The Ministry of Culture produced a documentary video on the literary career of His Excellency Dr. Hajar Ahmed Hajar Al-Boutami Al-Banali, former Minister of Health, as part of the Ministry’s videos on icons of culture and art in various fields.

The video informs us that Dr. Hajar was born in 1943, received a bachelor’s and doctoral degree at the University of Colorado School of Medicine in the United States of America, and occupied a number of positions in the health sector before becoming Minister of Health from 1999 to 2005.
Moreover, in recognition of Dr. Hajar Ahmed Al-Banali’s efforts in fighting smoking, he received several awards from the World Health Organization, Qatar State Award in Medicine in 2009, and GCC Distinction Award in Health in 2015; the video explains. The video also describes Dr. Hajar Al-Banali as passionate about poetry and has always researched the relationship between medicine and literature including his most prominent poetry collection books “Lamiyat Alkhaleej” and “Tears on Baghdad”, in addition to his other works including “Leila’s Lover Between the Perspectives of Medicine and Literature”.

Among his works is “Coffee Between Medicine and Literature” in which he blends medicine with literature, reflecting his conscious intellectuality and his major scientific specialization as a poet and doctor and taking advantage of the accumulation of his linguistic and literary experiences along with his poetic interests to tackle coffee and the extent of its cultural and heritage importance. The book, further, highlights the perspective of medicine towards coffee and the author’s own story with coffee, which reflects the extent of his interest in it to write about it medically and literately; recalling since his childhood many changes in the preparation and serving of coffee in the Gulf and its tools and drinking habits across his life at home over the years.
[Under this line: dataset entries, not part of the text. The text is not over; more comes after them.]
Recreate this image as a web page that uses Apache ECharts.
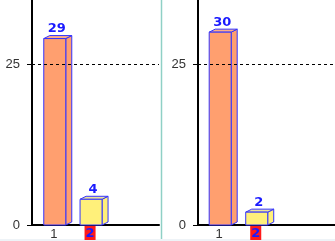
<!DOCTYPE html>
<html><head><meta charset="utf-8">
<script src="https://cdn.jsdelivr.net/npm/echarts@6/dist/echarts.min.js"></script>
<style>html,body{margin:0;padding:0;background:#fff}#c{width:335px;height:241px}</style>
</head><body><div id="c"></div>
<script>
const categories = ['1', '2'];
const categoryPositions = [1, 2];
const leftValues = [29, 4];
const rightValues = [30, 2];
const yTickValues = [0, 25];
const referenceLine = 25;
const barColors = ['#ff9f6f', '#fff07a'];
const topColors = ['#ffae85', '#ece39a'];

const chart = echarts.init(document.getElementById('c'));
const DX = 6, DY = 3, FL = 10, FW = 22;

function renderBar(params, api) {
  const xv = api.value(0), yv = api.value(1);
  const idx = params.dataIndex;
  const p0 = api.coord([xv, 0]);
  const p1 = api.coord([xv, yv]);
  const x = p0[0] - FL, top = p1[1], bot = p0[1];
  const st = {stroke: '#3333ff', lineWidth: 1};
  return {
    type: 'group',
    children: [
      {type: 'polygon', shape: {points: [[x + FW, top], [x + FW + DX, top - DY], [x + FW + DX, bot - DY], [x + FW, bot]]},
        style: Object.assign({fill: barColors[idx]}, st)},
      {type: 'polygon', shape: {points: [[x, top], [x + DX, top - DY], [x + FW + DX, top - DY], [x + FW, top]]},
        style: Object.assign({fill: topColors[idx]}, st)},
      {type: 'rect', shape: {x: x, y: top, width: FW, height: bot - top},
        style: Object.assign({fill: barColors[idx]}, st)},
      {type: 'text', x: x + FW / 2 + 2, y: top - DY,
        style: {text: String(yv), fill: '#1a1aff', font: 'bold 13px "DejaVu Sans"', align: 'center', verticalAlign: 'bottom'}}
    ]
  };
}

function xAxisFor(gi, min, max) {
  return {
    type: 'value', gridIndex: gi, min: min, max: max,
    axisLine: {show: true, onZero: false, lineStyle: {color: '#000', width: 2}},
    axisTick: {show: false},
    splitLine: {show: false},
    axisLabel: {
      customValues: categoryPositions, margin: 2,
      formatter: v => {
        const i = categoryPositions.indexOf(v);
        return i === 1 ? '{r|' + categories[i] + '}' : '{n|' + categories[i] + '}';
      },
      rich: {
        n: {fontFamily: 'Liberation Sans', fontSize: 13, color: '#333', lineHeight: 13, padding: [1, 0, 0, 0]},
        r: {fontFamily: 'DejaVu Sans', fontWeight: 'bold', fontSize: 13, color: '#1a1aff', backgroundColor: '#ff1a1a', padding: [1, 1, 0, 1], lineHeight: 12}
      }
    }
  };
}
function yAxisFor(gi) {
  return {
    type: 'value', gridIndex: gi, min: 0, max: 35,
    axisLine: {show: true, lineStyle: {color: '#000', width: 2}},
    axisTick: {show: true, customValues: yTickValues, length: 5, lineStyle: {color: '#000'}},
    splitLine: {show: false},
    axisLabel: {customValues: yTickValues, margin: 12, fontFamily: 'Liberation Sans', fontSize: 13, color: '#333'}
  };
}
function seriesFor(gi, values) {
  return {
    type: 'custom', xAxisIndex: gi, yAxisIndex: gi,
    renderItem: renderBar,
    data: values.map((v, i) => [categoryPositions[i], v]),
    markLine: {
      silent: true, symbol: 'none', label: {show: false},
      lineStyle: {color: '#000', type: [3, 3], width: 1},
      data: [{yAxis: referenceLine}]
    },
    z: 3
  };
}

chart.setOption({
  animation: false,
  backgroundColor: '#fff',
  grid: [
    {left: 32, right: 176, top: 0, bottom: 16},
    {left: 198, right: 0, top: 0, bottom: 16}
  ],
  xAxis: [xAxisFor(0, 0.4, 3.9), xAxisFor(1, 0.42, 4.17)],
  yAxis: [yAxisFor(0), yAxisFor(1)],
  series: [seriesFor(0, leftValues), seriesFor(1, rightValues)],
  graphic: [
    {type: 'line', shape: {x1: 161.5, y1: 0, x2: 161.5, y2: 241}, style: {stroke: '#8fd0c6', lineWidth: 1.5}},
    {type: 'rect', shape: {x: 0, y: 239, width: 335, height: 2}, style: {fill: '#eef3f7'}}
  ]
});
</script></body></html>
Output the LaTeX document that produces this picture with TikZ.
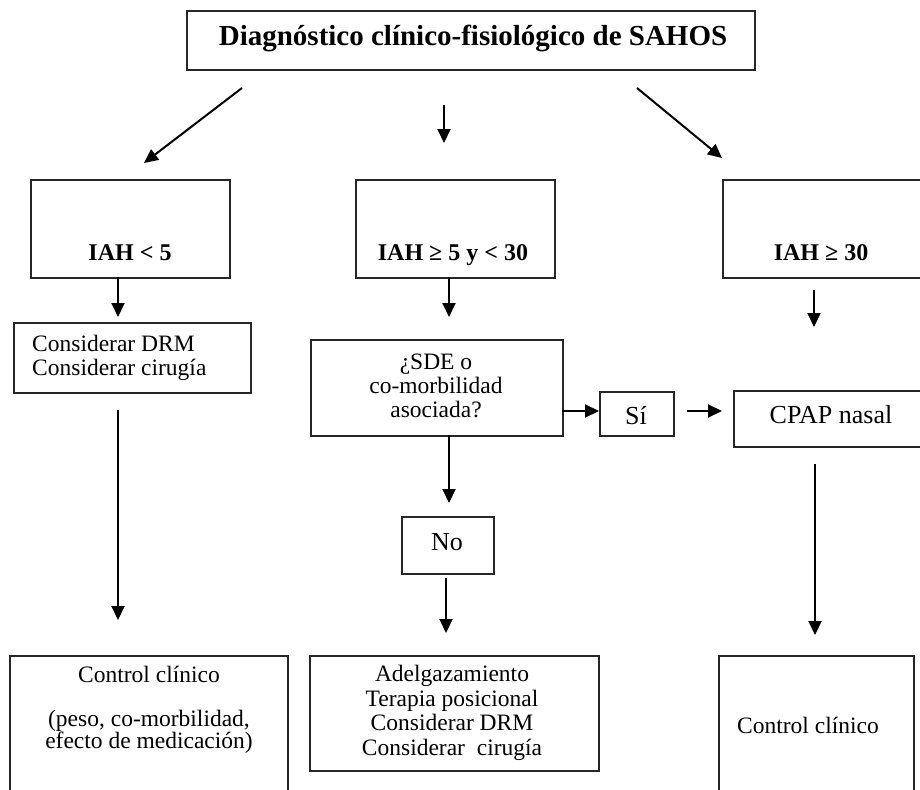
\documentclass[tikz,border=0pt]{standalone}
\usepackage{fontspec}
\setmainfont{Liberation Serif}
\usetikzlibrary{arrows.meta}
\begin{document}
\begin{tikzpicture}[x=1pt,y=-1pt,
  box/.style={draw=black!85, line width=1.6pt, inner sep=0pt, anchor=north west},
  arr/.style={line width=2pt, -{Triangle[length=14pt,width=13pt]}},
  txt/.style={font=\fontsize{23.5}{24}\selectfont, inner sep=0pt},
  btxt/.style={font=\fontsize{24}{26}\selectfont\bfseries, inner sep=0pt},
  big/.style={font=\fontsize{26}{28}\selectfont, inner sep=0pt},
]
\useasboundingbox (0,0) rectangle (920,789);
\clip (0,0) rectangle (920,789);
\fill[white] (0,0) rectangle (920,789);

% boxes
\node[box, minimum width=568pt, minimum height=59pt] (title) at (186,10) {};
\node[box, minimum width=199pt, minimum height=98pt] (b1) at (30,179) {};
\node[box, minimum width=199pt, minimum height=98pt] (b2) at (355,179) {};
\node[box, minimum width=210pt, minimum height=98pt] (b3) at (722,179) {};
\node[box, minimum width=237pt, minimum height=70pt] (drm) at (13,322) {};
\node[box, minimum width=252pt, minimum height=96pt] (sde) at (310,339) {};
\node[box, minimum width=74pt, minimum height=44pt] (si) at (599,391) {};
\node[box, minimum width=200pt, minimum height=56pt] (cpap) at (733,390) {};
\node[box, minimum width=92pt, minimum height=57pt] (no) at (401,516) {};
\node[box, minimum width=278pt, minimum height=160pt] (c1) at (9,655) {};
\node[box, minimum width=289pt, minimum height=115pt] (c2) at (309,655) {};
\node[box, minimum width=195pt, minimum height=160pt] (c3) at (718,655) {};

% texts
\node[inner sep=0pt, font=\fontsize{29}{31}\selectfont\bfseries, anchor=base] (ttitle) at (473,46) {Diagnóstico clínico-fisiológico de SAHOS};
\node[btxt, anchor=base] (t1) at (130,260) {IAH < 5};
\node[btxt, anchor=base] (t2) at (453,260) {IAH ≥ 5 y < 30};
\node[btxt, anchor=base] (t3) at (821,260) {IAH ≥ 30};
\node[txt, anchor=base west, align=left] (tdrm) at (32,375) {Considerar DRM\\Considerar cirugía};
\node[txt, anchor=base, align=center] (tsde) at (436,417) {¿SDE o\\co-morbilidad\\asociada?};
\node[big, anchor=base] (tsi) at (636,424) {Sí};
\node[big, anchor=base] (tcpap) at (831,423) {CPAP nasal};
\node[big, anchor=base] (tno) at (447,550) {No};
\node[txt, anchor=base, align=center, font=\fontsize{23.5}{22}\selectfont] (tc1) at (149,748) {Control clínico\\[22pt](peso, co-morbilidad,\\efecto de medicación)};
\node[txt, anchor=base, align=center, font=\fontsize{23.5}{24.5}\selectfont] (tc2) at (452,755) {Adelgazamiento\\Terapia posicional\\Considerar DRM\\Considerar~ cirugía};
\node[txt, anchor=base west] (tc3) at (737,733) {Control clínico};

% arrow end points
\coordinate (a1s) at (242,88);  \coordinate (a1e) at (144,163);
\coordinate (a2s) at (444,105); \coordinate (a2e) at (444,143);
\coordinate (a3s) at (637,88);  \coordinate (a3e) at (722,158);
\coordinate (a4s) at (118,277); \coordinate (a4e) at (118,317);
\coordinate (a5s) at (449,277); \coordinate (a5e) at (449,317);
\coordinate (a6s) at (814,290); \coordinate (a6e) at (814,327);
\coordinate (a7s) at (118,410); \coordinate (a7e) at (118,620);
\coordinate (a8s) at (562,411); \coordinate (a8e) at (599,411);
\coordinate (a9s) at (687,411); \coordinate (a9e) at (722,411);
\coordinate (a10s) at (815,464); \coordinate (a10e) at (815,635);
\coordinate (a11s) at (449,435); \coordinate (a11e) at (449,503);
\coordinate (a12s) at (446,578); \coordinate (a12e) at (446,633);

\foreach \i in {1,...,12} \draw[arr] (a\i s) -- (a\i e);
\end{tikzpicture}
\end{document}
The book falls into three major sections, the first of which is a historical review of coffee and the stages it went through; including first and foremost the prohibition of drinking coffee in the past up to the time it began to be widely used. Dr. Hajar, in the second section, presents the subject of coffee in ancient Arabic poetry, his review of coffee in Arabic poetry, and his description of coffee in Sufi literature. He, therefore, chose some Sufi poems on coffee to explain the point. In the third section, the author details the percentage of caffeine in coffee and the impact it leaves on the cardiovascular system, liver, diabetics and cancer patients; in addition to its other health effects.